SVB isn’t the only institution to show signs of distress, though, as the Washington Examiner reported on Thursday that First Republic Bank “is hemorrhaging value.”
Biden speech did not instill confidence
According to the newspaper, First Republic Bank was relegated to “junk status” this week following a report by the credit rating agency Standard and Poors.
Standard and Poors determined that First Republic Bank faces an elevated risk of a run by depositors, something which efforts by the Biden administration to try and instill public confidence in the banking sector have not alleviated.
As a result, the San Francisco-based bank saw its long-term issuer credit rating fall from A- to BB+, a fact that was commented on by Bloomberg TV reporter Kailey Leinz.
First Republic just got cut to junk by S&P… which said it thinks outflow risk remains elevated *despite* the actions of federal banking regulators and the bank actively increasing its borrowing availability.$FRC -23% in premarket
— Kailey Leinz (@kaileyleinz) March 15, 2023
First Republic Bank stock has plummeted
Leinz went on to quote Standard and Poors as saying, “We believe that First Republic’s deposit base is more concentrated than most large U.S. regional banks, which presents heightened funding risks in the current environment.”
Shares in First Republic Bank closed at $34.27 on Thursday and fell by another $5.82 in after-hours trading. The stock was worth almost $129 just one month ago.
The Examiner noted that First Republic Bank is far from being the only financial outfit feeling pressure, as Switzerland-based megabank Credit Suisse saw a sharp decline in its stock as well.
On Tuesday, shares in Credit Suisse declined from $2.49 all the way down to $1.76 before making a modest recovery. The stock closed at $2.16 and gained another three cents after the bell.
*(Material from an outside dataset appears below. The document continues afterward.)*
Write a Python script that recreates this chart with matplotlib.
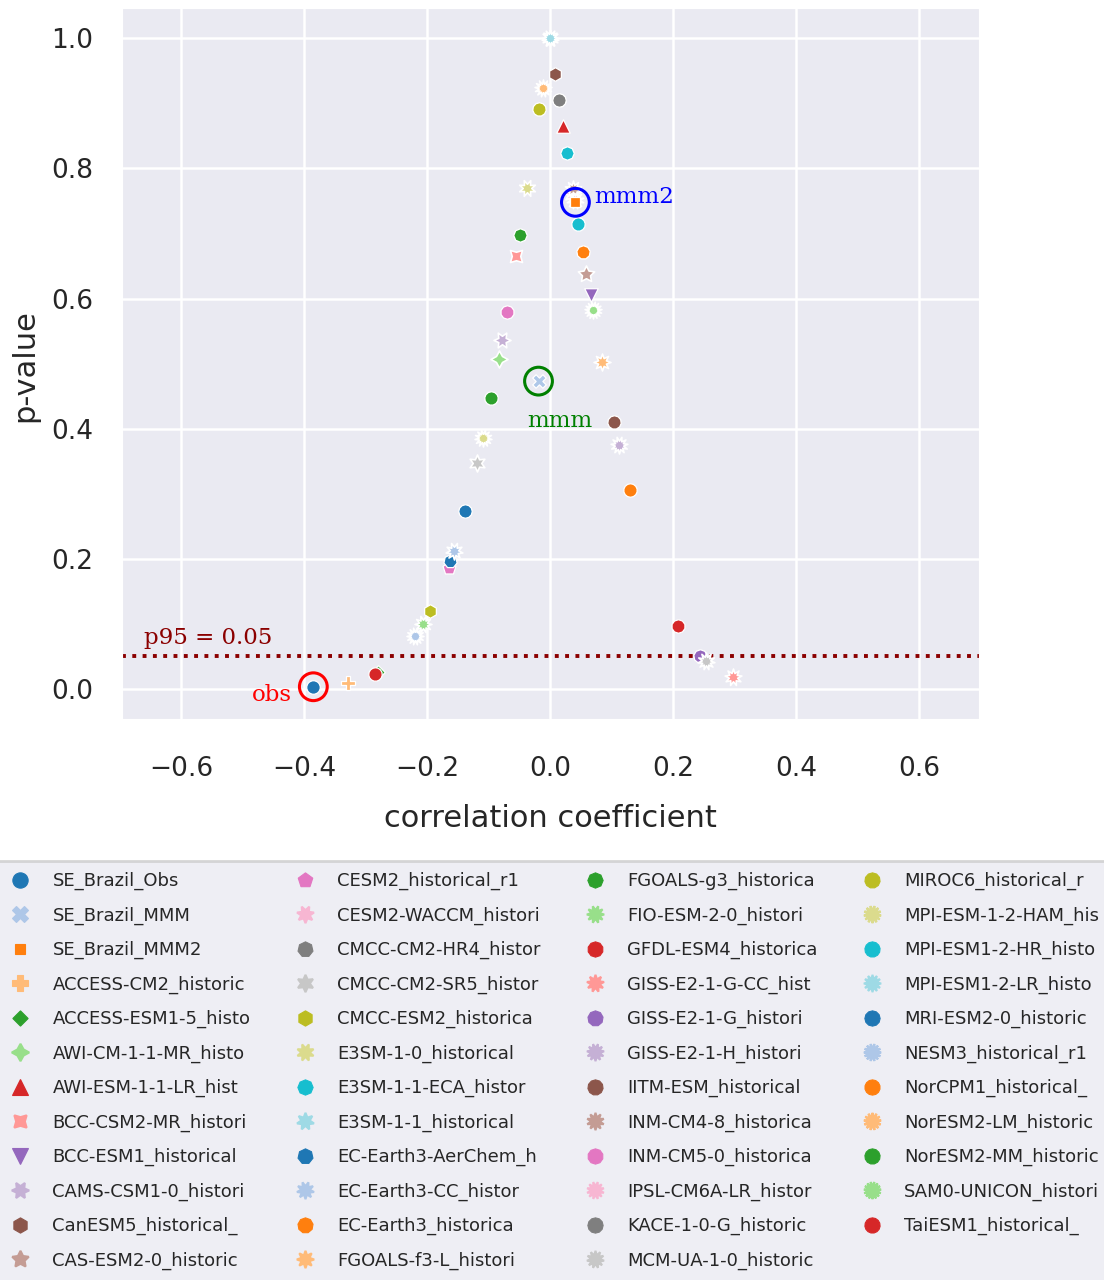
import matplotlib
matplotlib.use("Agg")
import matplotlib.pyplot as plt
from matplotlib.lines import Line2D
import seaborn as sns

# Model / dataset labels (as truncated in the legend)
names = [
    "SE_Brazil_Obs", "SE_Brazil_MMM", "SE_Brazil_MMM2",
    "ACCESS-CM2_historic", "ACCESS-ESM1-5_histo", "AWI-CM-1-1-MR_histo",
    "AWI-ESM-1-1-LR_hist", "BCC-CSM2-MR_histori", "BCC-ESM1_historical",
    "CAMS-CSM1-0_histori", "CanESM5_historical_", "CAS-ESM2-0_historic",
    "CESM2_historical_r1", "CESM2-WACCM_histori", "CMCC-CM2-HR4_histor",
    "CMCC-CM2-SR5_histor", "CMCC-ESM2_historica", "E3SM-1-0_historical",
    "E3SM-1-1-ECA_histor", "E3SM-1-1_historical", "EC-Earth3-AerChem_h",
    "EC-Earth3-CC_histor", "EC-Earth3_historica", "FGOALS-f3-L_histori",
    "FGOALS-g3_historica", "FIO-ESM-2-0_histori", "GFDL-ESM4_historica",
    "GISS-E2-1-G-CC_hist", "GISS-E2-1-G_histori", "GISS-E2-1-H_histori",
    "IITM-ESM_historical", "INM-CM4-8_historica", "INM-CM5-0_historica",
    "IPSL-CM6A-LR_histor", "KACE-1-0-G_historic", "MCM-UA-1-0_historic",
    "MIROC6_historical_r", "MPI-ESM-1-2-HAM_his", "MPI-ESM1-2-HR_histo",
    "MPI-ESM1-2-LR_histo", "MRI-ESM2-0_historic", "NESM3_historical_r1",
    "NorCPM1_historical_", "NorESM2-LM_historic", "NorESM2-MM_historic",
    "SAM0-UNICON_histori", "TaiESM1_historical_",
]

# Correlation coefficient of each dataset
corr = [
    -0.385, -0.019, 0.041,
    -0.329, -0.280, -0.084,
    0.021, -0.055, 0.066,
    -0.079, 0.008, 0.059,
    -0.165, 0.036, 0.015,
    -0.119, -0.195, -0.038,
    0.028, 0.000, -0.163,
    -0.157, 0.053, 0.084,
    -0.049, -0.207, 0.208,
    0.297, 0.244, 0.112,
    0.104, 0.037, -0.070,
    0.040, 0.015, 0.253,
    -0.018, -0.110, 0.046,
    0.000, -0.138, -0.2195,
    0.129, -0.0125, -0.096,
    0.069, -0.285,
]

# p-value of each correlation
pval = [
    0.003, 0.473, 0.748,
    0.008, 0.026, 0.507,
    0.866, 0.666, 0.605,
    0.537, 0.945, 0.638,
    0.186, 0.760, 0.906,
    0.347, 0.120, 0.770,
    0.824, 1.000, 0.196,
    0.211, 0.672, 0.502,
    0.698, 0.100, 0.096,
    0.018, 0.051, 0.375,
    0.410, 0.768, 0.579,
    0.752, 0.906, 0.042,
    0.891, 0.385, 0.715,
    1.000, 0.274, 0.0815,
    0.305, 0.924, 0.447,
    0.582, 0.023,
]

p95 = 0.05


def distinct_markers(n):
    """Sequence of distinguishable marker styles (circle, X, square, ...)."""
    marks = ["o", "X", (4, 0, 45), "P", (4, 0, 0), (4, 1, 0), "^", (4, 1, 45), "v"]
    s = 5
    while len(marks) < n:
        a = 360 / (s + 1) / 2
        marks.extend([(s + 1, 1, a), (s + 1, 0, 0), (s, 1, 0), (s, 0, 0)])
        s += 1
    return marks[:n]


sns.set_style("darkgrid")
plt.rcParams["font.family"] = ["DejaVu Sans"]
plt.rcParams["grid.linewidth"] = 1.8
plt.rcParams["text.color"] = ".15"

palette = sns.color_palette("tab20")
markers = distinct_markers(len(names))

fig = plt.figure(figsize=(11.04, 12.8), dpi=100)
ax = fig.add_axes([122 / 1104, 1 - 719 / 1280, 857 / 1104, 711 / 1280])

handles = []
for i, (nm, x, y) in enumerate(zip(names, corr, pval)):
    m = markers[i]
    col = palette[i % 20]
    is_star = isinstance(m, tuple) and m[1] == 1
    z = 4 if i < 3 else 3
    ax.scatter([x], [y], s=150 if is_star else 95, marker=m, color=col,
               edgecolors="white", linewidths=1.2 if is_star else 0.9,
               zorder=z)
    handles.append(Line2D([], [], linestyle="none", marker=m,
                          markersize=12.5 if is_star else 11,
                          markerfacecolor=col, markeredgecolor=col,
                          markeredgewidth=1.5 if is_star else 0.8, label=nm))

# significance threshold
ax.axhline(p95, color="darkred", linestyle=":", linewidth=2.8, zorder=2)
ax.text(-0.660, 0.068, "p95 = 0.05", color="darkred", family="DejaVu Serif",
        fontsize=16.5, va="baseline", ha="left")

# highlight observation and multi-model means
ax.scatter([corr[0]], [pval[0]], s=400, facecolors="none", edgecolors="red",
           linewidths=2.2, zorder=5)
ax.text(-0.4195, -0.019, "obs", color="red", family="DejaVu Serif",
        fontsize=16.5, va="baseline", ha="right")
ax.scatter([corr[1]], [pval[1]], s=400, facecolors="none", edgecolors="green",
           linewidths=2.2, zorder=5)
ax.text(-0.0374, 0.402, "mmm", color="green", family="DejaVu Serif",
        fontsize=16.5, va="baseline", ha="left")
ax.scatter([corr[2]], [pval[2]], s=400, facecolors="none", edgecolors="blue",
           linewidths=2.2, zorder=5)
ax.text(0.0715, 0.747, "mmm2", color="blue", family="DejaVu Serif",
        fontsize=16.5, va="baseline", ha="left")

ax.set_xlim(-0.696, 0.697)
ax.set_ylim(-0.0466, 1.0468)
ax.set_xticks([-0.6, -0.4, -0.2, 0.0, 0.2, 0.4, 0.6])
ax.set_yticks([0.0, 0.2, 0.4, 0.6, 0.8, 1.0])
ax.tick_params(axis="x", labelsize=19, length=0, pad=27)
ax.tick_params(axis="y", labelsize=19, length=0, pad=21)

ax.set_xlabel("correlation coefficient", fontsize=22)
ax.set_ylabel("p-value", fontsize=22)
ax.xaxis.set_label_coords(0.5, -0.12)
ax.yaxis.set_label_coords(-0.096, 0.497)

leg = fig.legend(handles=handles, loc="upper left",
                 bbox_to_anchor=(-9 / 1104, 1 - 861 / 1280),
                 borderaxespad=0.0, borderpad=0.6,
                 ncol=4, fontsize=13, labelspacing=0.9,
                 handlelength=2.0, handletextpad=0.8, columnspacing=2.0,
                 frameon=True, edgecolor="0.8")
leg.get_frame().set_linewidth(2.0)

fig.savefig("out.png", dpi=100)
Some observers say geopolitics may be at work
That turbulence came after the chairman of Saudi National Bank announced that his company would not be increasing its stake in Credit Suisse, citing regulatory concerns.
However, some observers like New York Times bestselling author Jim Rickards believe that there may be geopolitical factors at play in the decision.
Credit Suisse was highly aggressive in freezing Russian assets and applying sanctions. Then China aligned with Russia. China is Saudi Arabia’s biggest customer. Then Saudi Arabia refused to bail-out Credit Suisse. Now CS is de facto nationalized. See how it all works? pic.twitter.com/jYxzxxfE2m
— Jim Rickards (@JamesGRickards) March 16, 2023
For his part, Credit Suisse chairman Axel Lehmann sounded an optimistic note, with the Examiner quoting him as saying, “We have strong capital ratios, a strong balance sheet.”